It usually isn’t necessary to enforce a strict quarantine on snails and most other invertebrates that are going into a seahorse tank. For one thing, invertebrates in general are not susceptible to the same pathogens and parasites that plague seahorses and other marine fishes. If they were carrying any of the parasites that could bother seahorses, it would be as hitchhikers, and that’s unlikely because those same parasites normally cannot survive long without a suitable fish host. So there is relatively little danger of introducing seahorse parasites via the snails we use as sanitation engineers.
Secondly, snails in general cannot tolerate the usual prophylactic measures we apply to marine fishes when we quarantine them. For example, many types of snails cannot withstand hyposalinity let alone a freshwater dip. Nor do they tolerate the usual chemi-therapeutic agents we normally use to cleanse quarantined fish of parasites, such as formalin, malachite green, copper sulfate, dylox, since the etc.. So there would be very little we could do to treat snails or other invertebrates prophylactically or preventively even if we quarantined them indefinitely.

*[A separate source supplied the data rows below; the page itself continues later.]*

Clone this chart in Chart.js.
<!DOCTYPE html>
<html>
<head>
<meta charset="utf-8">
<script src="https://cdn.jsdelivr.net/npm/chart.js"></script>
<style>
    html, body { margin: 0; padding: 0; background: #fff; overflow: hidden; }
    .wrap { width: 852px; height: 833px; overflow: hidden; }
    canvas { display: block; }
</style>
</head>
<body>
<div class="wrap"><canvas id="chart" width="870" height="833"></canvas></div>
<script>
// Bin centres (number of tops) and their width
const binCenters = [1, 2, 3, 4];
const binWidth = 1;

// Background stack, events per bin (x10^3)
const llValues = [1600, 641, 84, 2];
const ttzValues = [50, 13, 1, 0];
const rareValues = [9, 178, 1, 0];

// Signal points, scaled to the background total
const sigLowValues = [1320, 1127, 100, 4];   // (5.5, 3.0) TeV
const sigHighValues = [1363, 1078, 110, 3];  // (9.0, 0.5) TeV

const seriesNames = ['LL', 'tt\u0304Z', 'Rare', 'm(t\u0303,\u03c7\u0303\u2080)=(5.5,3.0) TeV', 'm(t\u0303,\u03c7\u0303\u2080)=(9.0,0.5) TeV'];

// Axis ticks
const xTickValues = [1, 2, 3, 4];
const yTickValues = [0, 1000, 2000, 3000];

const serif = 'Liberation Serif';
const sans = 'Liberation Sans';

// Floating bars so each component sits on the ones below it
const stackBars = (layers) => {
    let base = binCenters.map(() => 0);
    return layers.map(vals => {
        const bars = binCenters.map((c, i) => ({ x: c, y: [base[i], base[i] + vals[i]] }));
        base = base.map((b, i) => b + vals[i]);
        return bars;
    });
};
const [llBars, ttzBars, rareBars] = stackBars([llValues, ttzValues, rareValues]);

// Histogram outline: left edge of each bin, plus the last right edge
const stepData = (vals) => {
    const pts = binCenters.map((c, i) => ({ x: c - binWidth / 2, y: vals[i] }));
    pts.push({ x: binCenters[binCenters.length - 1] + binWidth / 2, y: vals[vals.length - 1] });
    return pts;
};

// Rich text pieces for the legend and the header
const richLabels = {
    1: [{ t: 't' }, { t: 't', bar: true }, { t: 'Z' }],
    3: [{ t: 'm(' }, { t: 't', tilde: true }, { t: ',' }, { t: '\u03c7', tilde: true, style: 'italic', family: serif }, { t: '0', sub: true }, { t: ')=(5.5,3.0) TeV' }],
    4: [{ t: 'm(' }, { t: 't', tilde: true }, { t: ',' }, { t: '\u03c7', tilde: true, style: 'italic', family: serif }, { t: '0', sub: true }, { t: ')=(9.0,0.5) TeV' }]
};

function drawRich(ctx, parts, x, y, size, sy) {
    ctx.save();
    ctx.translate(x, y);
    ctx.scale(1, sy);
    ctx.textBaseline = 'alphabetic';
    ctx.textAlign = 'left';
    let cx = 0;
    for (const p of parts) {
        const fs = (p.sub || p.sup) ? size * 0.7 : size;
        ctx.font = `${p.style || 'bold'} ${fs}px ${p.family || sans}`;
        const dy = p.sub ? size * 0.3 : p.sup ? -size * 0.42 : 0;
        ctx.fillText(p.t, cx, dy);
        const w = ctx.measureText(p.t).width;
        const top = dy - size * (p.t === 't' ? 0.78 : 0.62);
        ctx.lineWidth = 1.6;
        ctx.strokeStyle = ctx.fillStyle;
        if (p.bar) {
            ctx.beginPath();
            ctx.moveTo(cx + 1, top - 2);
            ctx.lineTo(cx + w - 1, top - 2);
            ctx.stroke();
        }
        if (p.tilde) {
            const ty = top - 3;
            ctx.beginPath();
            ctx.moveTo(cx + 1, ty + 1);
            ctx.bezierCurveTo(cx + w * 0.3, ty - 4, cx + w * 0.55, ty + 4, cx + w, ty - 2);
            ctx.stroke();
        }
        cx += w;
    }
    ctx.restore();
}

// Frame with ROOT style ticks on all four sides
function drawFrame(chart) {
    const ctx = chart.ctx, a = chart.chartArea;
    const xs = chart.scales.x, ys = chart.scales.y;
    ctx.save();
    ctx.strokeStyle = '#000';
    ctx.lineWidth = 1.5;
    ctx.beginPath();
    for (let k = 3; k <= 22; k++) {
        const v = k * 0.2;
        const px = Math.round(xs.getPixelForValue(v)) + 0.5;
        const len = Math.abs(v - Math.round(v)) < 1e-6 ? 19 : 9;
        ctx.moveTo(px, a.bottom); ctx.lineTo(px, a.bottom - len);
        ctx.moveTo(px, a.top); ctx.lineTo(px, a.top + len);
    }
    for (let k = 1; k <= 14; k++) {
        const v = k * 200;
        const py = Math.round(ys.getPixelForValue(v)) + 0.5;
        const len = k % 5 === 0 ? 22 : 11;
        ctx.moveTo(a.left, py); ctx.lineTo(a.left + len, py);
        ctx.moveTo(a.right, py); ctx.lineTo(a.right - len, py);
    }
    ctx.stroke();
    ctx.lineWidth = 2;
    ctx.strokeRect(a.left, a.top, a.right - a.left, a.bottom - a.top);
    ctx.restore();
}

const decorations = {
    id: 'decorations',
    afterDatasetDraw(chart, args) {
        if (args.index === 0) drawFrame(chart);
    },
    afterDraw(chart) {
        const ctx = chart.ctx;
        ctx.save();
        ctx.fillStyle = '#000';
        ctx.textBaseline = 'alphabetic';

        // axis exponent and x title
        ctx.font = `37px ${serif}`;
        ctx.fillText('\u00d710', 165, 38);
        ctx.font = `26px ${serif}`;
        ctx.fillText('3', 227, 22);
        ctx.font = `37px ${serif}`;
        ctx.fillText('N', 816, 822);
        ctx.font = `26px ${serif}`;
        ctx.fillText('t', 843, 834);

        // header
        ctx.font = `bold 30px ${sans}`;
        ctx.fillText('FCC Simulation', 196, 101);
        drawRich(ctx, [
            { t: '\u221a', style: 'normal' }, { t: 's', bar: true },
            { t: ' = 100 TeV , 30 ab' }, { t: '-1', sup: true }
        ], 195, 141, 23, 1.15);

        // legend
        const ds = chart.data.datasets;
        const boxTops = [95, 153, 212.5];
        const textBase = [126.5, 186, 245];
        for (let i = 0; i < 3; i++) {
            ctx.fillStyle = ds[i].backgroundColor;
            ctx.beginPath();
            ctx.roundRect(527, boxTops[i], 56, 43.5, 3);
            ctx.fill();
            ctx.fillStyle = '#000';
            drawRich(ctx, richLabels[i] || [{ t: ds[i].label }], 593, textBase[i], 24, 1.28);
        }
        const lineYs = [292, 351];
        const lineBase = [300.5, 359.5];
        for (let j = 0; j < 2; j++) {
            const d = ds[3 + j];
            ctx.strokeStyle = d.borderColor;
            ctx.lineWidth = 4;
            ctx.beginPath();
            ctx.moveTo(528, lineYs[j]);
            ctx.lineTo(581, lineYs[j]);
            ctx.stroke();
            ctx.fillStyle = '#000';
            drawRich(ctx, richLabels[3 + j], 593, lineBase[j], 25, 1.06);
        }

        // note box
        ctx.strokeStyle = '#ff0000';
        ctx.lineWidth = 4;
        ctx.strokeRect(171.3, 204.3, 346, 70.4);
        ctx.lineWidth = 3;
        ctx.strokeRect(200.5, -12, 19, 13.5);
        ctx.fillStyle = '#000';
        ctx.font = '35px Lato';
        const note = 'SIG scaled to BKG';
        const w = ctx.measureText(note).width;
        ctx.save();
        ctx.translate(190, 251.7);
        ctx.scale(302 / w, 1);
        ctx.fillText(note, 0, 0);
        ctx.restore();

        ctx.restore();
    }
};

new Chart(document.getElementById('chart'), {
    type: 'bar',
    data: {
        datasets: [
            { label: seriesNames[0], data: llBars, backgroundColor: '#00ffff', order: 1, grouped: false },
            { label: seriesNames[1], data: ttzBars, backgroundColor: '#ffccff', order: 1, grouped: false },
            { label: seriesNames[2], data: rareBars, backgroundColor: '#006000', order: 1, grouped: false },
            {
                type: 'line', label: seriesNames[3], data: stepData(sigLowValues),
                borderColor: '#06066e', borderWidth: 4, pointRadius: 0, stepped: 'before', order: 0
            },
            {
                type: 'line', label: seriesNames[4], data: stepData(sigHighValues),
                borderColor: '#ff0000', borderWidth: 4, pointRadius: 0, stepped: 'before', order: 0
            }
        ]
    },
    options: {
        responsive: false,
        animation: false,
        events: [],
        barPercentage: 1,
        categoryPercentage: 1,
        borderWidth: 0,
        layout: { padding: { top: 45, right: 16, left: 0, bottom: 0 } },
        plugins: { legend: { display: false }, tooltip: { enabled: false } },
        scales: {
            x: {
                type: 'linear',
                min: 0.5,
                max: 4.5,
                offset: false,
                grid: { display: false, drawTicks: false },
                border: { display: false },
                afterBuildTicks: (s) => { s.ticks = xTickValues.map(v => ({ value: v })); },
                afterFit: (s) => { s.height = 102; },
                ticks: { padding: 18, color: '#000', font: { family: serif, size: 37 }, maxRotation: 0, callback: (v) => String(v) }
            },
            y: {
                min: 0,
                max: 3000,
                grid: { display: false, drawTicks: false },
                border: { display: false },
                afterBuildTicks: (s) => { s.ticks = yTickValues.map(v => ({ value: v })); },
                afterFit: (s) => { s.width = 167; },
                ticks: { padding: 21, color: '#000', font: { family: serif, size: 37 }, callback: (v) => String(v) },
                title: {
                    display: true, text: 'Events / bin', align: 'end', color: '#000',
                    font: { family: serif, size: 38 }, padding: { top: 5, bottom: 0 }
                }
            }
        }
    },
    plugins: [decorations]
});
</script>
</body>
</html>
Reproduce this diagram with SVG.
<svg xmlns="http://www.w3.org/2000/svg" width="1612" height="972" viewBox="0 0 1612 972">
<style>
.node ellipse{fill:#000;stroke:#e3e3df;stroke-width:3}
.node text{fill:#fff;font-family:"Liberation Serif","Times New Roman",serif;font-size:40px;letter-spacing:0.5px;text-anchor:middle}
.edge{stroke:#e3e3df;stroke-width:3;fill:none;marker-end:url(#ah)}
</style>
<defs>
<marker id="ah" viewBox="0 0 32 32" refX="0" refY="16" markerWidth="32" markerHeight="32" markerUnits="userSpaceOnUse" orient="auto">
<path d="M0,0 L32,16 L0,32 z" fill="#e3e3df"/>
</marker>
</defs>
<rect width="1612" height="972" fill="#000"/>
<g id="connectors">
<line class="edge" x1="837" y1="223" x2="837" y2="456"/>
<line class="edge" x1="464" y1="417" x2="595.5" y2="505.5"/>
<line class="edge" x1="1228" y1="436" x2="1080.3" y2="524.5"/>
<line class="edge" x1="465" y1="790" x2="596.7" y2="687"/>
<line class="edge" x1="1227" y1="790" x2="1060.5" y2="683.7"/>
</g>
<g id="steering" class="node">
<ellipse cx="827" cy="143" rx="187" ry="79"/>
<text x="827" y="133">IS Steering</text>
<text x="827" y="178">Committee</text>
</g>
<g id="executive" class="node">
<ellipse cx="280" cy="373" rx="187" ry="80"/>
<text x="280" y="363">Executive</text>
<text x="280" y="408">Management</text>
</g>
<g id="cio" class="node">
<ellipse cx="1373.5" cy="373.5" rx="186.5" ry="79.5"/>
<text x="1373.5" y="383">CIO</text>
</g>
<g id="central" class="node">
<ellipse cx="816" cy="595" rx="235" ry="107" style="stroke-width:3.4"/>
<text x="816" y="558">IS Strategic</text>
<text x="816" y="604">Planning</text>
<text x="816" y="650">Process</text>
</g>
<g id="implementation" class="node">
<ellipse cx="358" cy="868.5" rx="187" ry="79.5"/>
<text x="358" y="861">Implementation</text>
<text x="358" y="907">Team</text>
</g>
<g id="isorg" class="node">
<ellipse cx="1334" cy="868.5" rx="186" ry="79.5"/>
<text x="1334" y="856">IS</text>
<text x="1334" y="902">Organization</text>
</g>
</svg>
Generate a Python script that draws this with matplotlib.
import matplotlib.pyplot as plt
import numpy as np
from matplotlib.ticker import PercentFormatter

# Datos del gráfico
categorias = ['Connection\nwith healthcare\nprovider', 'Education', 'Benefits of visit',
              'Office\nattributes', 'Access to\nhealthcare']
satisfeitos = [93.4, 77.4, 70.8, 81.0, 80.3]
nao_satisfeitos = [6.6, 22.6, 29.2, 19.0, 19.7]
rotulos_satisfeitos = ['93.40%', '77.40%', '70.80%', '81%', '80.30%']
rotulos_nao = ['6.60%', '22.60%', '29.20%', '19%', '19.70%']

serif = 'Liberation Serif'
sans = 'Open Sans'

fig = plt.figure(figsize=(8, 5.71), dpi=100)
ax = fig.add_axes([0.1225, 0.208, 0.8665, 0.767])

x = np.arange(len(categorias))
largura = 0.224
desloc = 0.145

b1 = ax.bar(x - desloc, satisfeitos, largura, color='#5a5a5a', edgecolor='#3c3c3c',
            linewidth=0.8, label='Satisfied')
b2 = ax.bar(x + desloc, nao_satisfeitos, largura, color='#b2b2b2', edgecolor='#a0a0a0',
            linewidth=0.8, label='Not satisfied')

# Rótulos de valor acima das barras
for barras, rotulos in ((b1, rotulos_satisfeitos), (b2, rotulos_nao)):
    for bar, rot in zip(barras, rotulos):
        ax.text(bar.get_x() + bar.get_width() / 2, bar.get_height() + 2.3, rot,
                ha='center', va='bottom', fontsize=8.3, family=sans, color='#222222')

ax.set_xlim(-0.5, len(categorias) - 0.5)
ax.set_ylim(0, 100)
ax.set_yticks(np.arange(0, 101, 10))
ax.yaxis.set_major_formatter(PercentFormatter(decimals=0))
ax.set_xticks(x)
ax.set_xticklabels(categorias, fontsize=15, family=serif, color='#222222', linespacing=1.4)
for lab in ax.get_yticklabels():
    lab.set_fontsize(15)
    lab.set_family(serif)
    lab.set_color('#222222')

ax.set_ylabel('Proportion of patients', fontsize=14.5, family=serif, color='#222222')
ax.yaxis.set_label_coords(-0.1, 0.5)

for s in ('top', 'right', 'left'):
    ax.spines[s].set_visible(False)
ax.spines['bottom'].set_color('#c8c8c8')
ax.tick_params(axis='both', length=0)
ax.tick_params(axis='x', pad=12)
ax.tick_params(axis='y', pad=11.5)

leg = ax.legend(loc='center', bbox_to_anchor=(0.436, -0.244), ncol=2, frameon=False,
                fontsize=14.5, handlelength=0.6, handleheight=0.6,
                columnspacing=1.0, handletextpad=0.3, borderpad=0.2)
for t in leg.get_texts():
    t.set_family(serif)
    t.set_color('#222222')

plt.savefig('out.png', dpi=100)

So I normally don’t quarantine the snails for my cleanup crew. Rather, I screen them visually to avoid snails (or micro-hermit crabs) with telltale fuzzy pink patches on their shells indicating hydroids or that may be carrying nuisance algae. If in doubt, I’ll use a clean toothbrush to scrub their shells clean and then carefully acclimate them to the aquarium.
If you want to hold them in your hospital tank for a week or so first to make sure the snails are healthy and disease-free (free of diseases or parasites specific to snails, that is), that’s fine as long as you can feed them during their stay in the quarantine tank. (Sheet algae weighted down beneath a small piece of live rock or coral rubble will suffice for this.)
An assortment of the recommended snails for your cleanup crew should generally have no interest at all in the colorful coralline algae that encrusts live rock. The Nassarius snails, for instance, are primarily detritivores that will clean up the meatier leftovers in the tank, and the herbivorous snails that make good sanitation engineers and aquarium janitors typically specialize in eating unicellular microalgae and diatoms rather than decorative plants. None of my snails have ever shown any interest in the Caulerpa macroalgae in my seahorse tanks. In short, the snails suggested as sanitation engineers dine on the film of diatoms and microalgae and should not bother coralline or most types of macroalgae.
As for the number of snails, but reef keepers will often employ up to 1-2 aquarium janitors per gallon, but the average seahorse setup can get by with quite a few less sanitation engineers. In a seahorse setup with live rock perhaps one snail for every 3 gallons would be more appropriate.
Best of luck with your cleanup crew, Nan!